My experience with learning Julia and various great packages for its ecosystem make me aware that documentation is in this case much more important than in the case of languages like C, C++, Python, Fortran (you can add more to these list). First of all, many of these languages are settled and handbook written 20 years ago still can be pretty good. Second, if languages like C++ have release as C++ 20, there previous version are often maintained for long time and reliable. These same can be said about they ecosystem.
Julia and its ecosystem on the other hand changed in innumerable many ways from 2012 (even from 2018). Changed names of built-in functions (
quit was replaced by
exit), rearranged standard libraries, changed conventions of naming functions (once upon time we had
int(x) function), very important changes in internals workings and performance (like issue 50% performance regression in map! form Julia 1.2 to 1.4), etc., etc. In the packages ecosystem breaking changes are even more common, since when I last check very few of packages that I use reached version 1.0 (in May this year even DataFrames.jl didn’t have 1.0 release).
From these reasons teaching materials age very fast and when you study them you may need to check many additional materials (luxuriant imagination in guessing new names of functions is also useful). To this point I find three reliable, (mostly) up to date sources for understanding Julia and Julia’s ecosystem.
- Reading source code.
- Posting your problem on Julia Discourse.
- Reading official documentation.
Unfortunately, changes in Julia world are so fast and big that even official documentation for packages can be outdated or buggy in many points. There are many reasons for that. Unnoticed change in Julia internals (50% performance regression in map! form Julia 1.2 to 1.4), simple bug in examples of code, etc.

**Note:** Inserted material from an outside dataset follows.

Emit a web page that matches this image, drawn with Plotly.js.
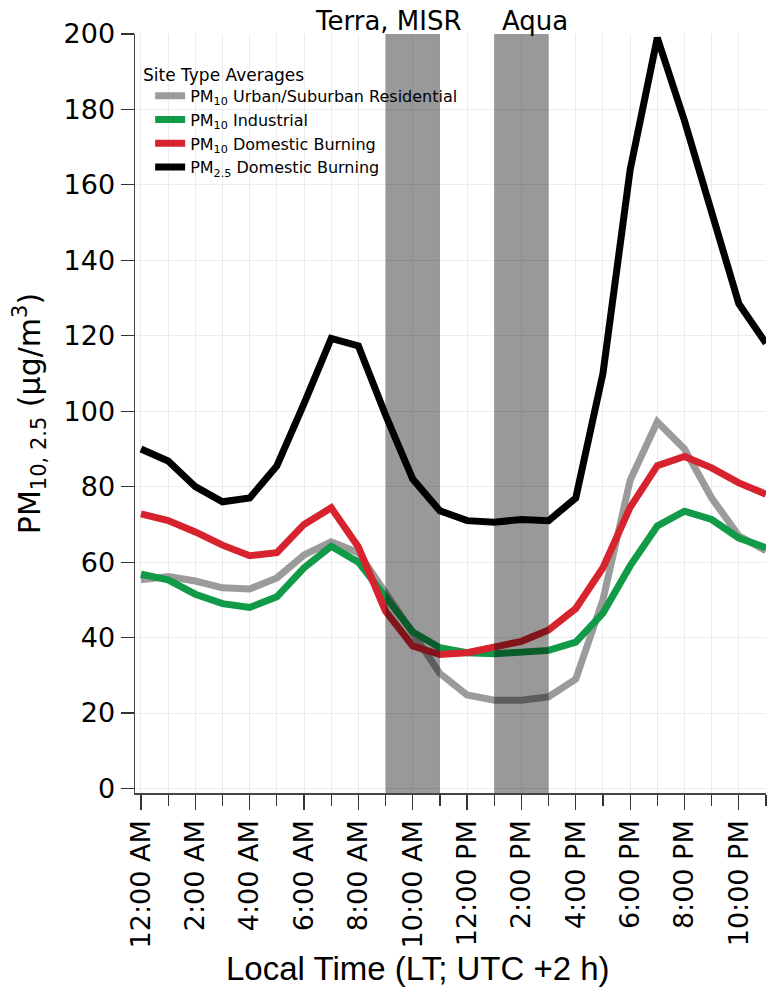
<!DOCTYPE html>
<html>
<head>
<meta charset="utf-8">
<script src="https://cdn.plot.ly/plotly-3.0.1.min.js"></script>
<style>html,body{margin:0;padding:0;background:#fff;}#chart{width:776px;height:998px;}</style>
</head>
<body>
<div id="chart"></div>
<script>
// Hours of day (local time)
const hours = [0,1,2,3,4,5,6,7,8,9,10,11,12,13,14,15,16,17,18,19,20,21,22,23];

// Series values (µg/m3)
const pm10Urban = [55.3,56.2,55,53.2,52.9,55.8,61.9,65.4,62.5,52,41,30.5,24.8,23.4,23.4,24.3,29,50,81.7,97.2,90,77,67,63];
const pm10Industrial = [56.8,55.3,51.5,49,48,50.8,58.5,64.2,60,51,41.5,37.3,36,35.7,36,36.6,38.8,46.5,59,69.6,73.5,71.3,66.4,63.8];
const pm10Domestic = [72.8,71,68,64.5,61.7,62.5,70,74.4,64,47,37.8,35.5,36,37.3,39,42,47.7,58.5,74.5,85.6,88,85,81,78];
const pm25Domestic = [90,86.8,80,76,77,85.5,102,119.3,117.3,99,82,73.6,71,70.6,71.3,71,77,110,164,199,177,152.7,128.5,118];

// Tick labels
const tickVals = [0,2,4,6,8,10,12,14,16,18,20,22];
const tickText = ["12:00 AM","2:00 AM","4:00 AM","6:00 AM","8:00 AM","10:00 AM","12:00 PM","2:00 PM","4:00 PM","6:00 PM","8:00 PM","10:00 PM"];
const yTickVals = [0,20,40,60,80,100,120,140,160,180,200];

// Satellite overpass windows
const bandNames = ["Terra, MISR","Aqua"];
const bandStart = [9,13];
const bandEnd = [11,15];
const bandLabelX = [9.1,14.5];

const seriesNames = [
  "PM<sub>10</sub> Urban/Suburban Residential",
  "PM<sub>10</sub> Industrial",
  "PM<sub>10</sub> Domestic Burning",
  "PM<sub>2.5</sub> Domestic Burning"
];
const seriesData = [pm10Urban, pm10Industrial, pm10Domestic, pm25Domestic];
const seriesColors = ["#9b9b9b","#119a47","#d7232d","#000000"];
const legendTitle = "Site Type Averages";
const xTitle = "Local Time (LT; UTC +2 h)";
const yTitle = "PM<sub>10, 2.5</sub> (μg/m<sup>3</sup>)";

const FONT = "DejaVu Sans, sans-serif";

const traces = seriesData.map((ys, i) => ({
  type: "scatter",
  mode: "lines",
  x: hours,
  y: ys,
  name: seriesNames[i],
  line: {color: seriesColors[i], width: 7},
  hoverinfo: "skip"
}));

const shapes = bandStart.map((s, i) => ({
  type: "rect", xref: "x", yref: "paper",
  x0: s, x1: bandEnd[i], y0: 0, y1: 1,
  fillcolor: "rgba(0,0,0,0.4)", line: {width: 0}, layer: "above"
}));

const annotations = bandNames.map((t, i) => ({
  text: t, xref: "x", yref: "paper", x: bandLabelX[i], y: 1,
  xanchor: "center", yanchor: "bottom", showarrow: false,
  yshift: -4, font: {family: FONT, size: 26, color: "#000"}
}));
annotations.push({
  text: legendTitle, xref: "paper", yref: "paper", x: 0.010, y: 0.946,
  xanchor: "left", yanchor: "middle", showarrow: false,
  font: {family: FONT, size: 17, color: "#000"}
});
annotations.push({
  text: xTitle, xref: "paper", yref: "paper", x: 0.4485, y: -0.2306,
  xanchor: "center", yanchor: "middle", showarrow: false,
  font: {family: "Liberation Sans, Arial, sans-serif", size: 33, color: "#000"}
});

const layout = {
  width: 776, height: 998,
  margin: {l: 135, r: 10, t: 34, b: 205},
  paper_bgcolor: "#fff", plot_bgcolor: "#fff",
  showlegend: true,
  legend: {
    x: 0.024, y: 0.941, xanchor: "left", yanchor: "top",
    bgcolor: "rgba(0,0,0,0)",
    font: {family: FONT, size: 16, color: "#000"},
    tracegroupgap: 0
  },
  xaxis: {
    range: [-0.22, 23],
    tickmode: "array", tickvals: tickVals, ticktext: tickText,
    tickangle: -90,
    ticks: "outside", ticklen: 15, tickwidth: 1.2, tickcolor: "#333",
    tickfont: {family: FONT, size: 27, color: "#000"},
    showline: true, linecolor: "#444", linewidth: 1.5,
    showgrid: true, gridcolor: "#ececec", gridwidth: 1,
    minor: {dtick: 1, tick0: 0, ticks: "outside", ticklen: 11, tickwidth: 1.2, tickcolor: "#333", showgrid: true, gridcolor: "#ececec", gridwidth: 1},
    zeroline: false
  },
  yaxis: {
    range: [-1.2, 200],
    tickmode: "array", tickvals: yTickVals,
    ticks: "outside", ticklen: 13, tickwidth: 1.2, tickcolor: "#333",
    tickfont: {family: FONT, size: 27, color: "#000"},
    showline: true, linecolor: "#444", linewidth: 1.5,
    showgrid: true, gridcolor: "#ececec", gridwidth: 1,
    zeroline: false,
    title: {text: yTitle, font: {family: FONT, size: 30, color: "#000"}, standoff: 14}
  },
  shapes: shapes,
  annotations: annotations
};

Plotly.newPlot("chart", traces, layout, {displayModeBar: false, staticPlot: true});
</script>
</body>
</html>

Once than more I tried to correct some of that problems and in that way I discovered that both GitHub and chatroom are often suboptimal. When I try to post some problems to chatroom as Gitter they are mostly lost in a wall of text. Opening issue on GitHub seems to me inconvenient, since talking about documentation can open quite long discusion, about how to make it better, more approachable, what about personal preference, etc. My personal feeling is that such discussion should be avoided on GitHub and numbers of issues keep to minimum.
In current state various documentation related discussion are mostly in “First steps” or “Usage” category. I wonder if separate “Documentation” category can help use better organize work on it? I think that can bring more order to current discusion, but I can be wrong. So I want to hear your opinions.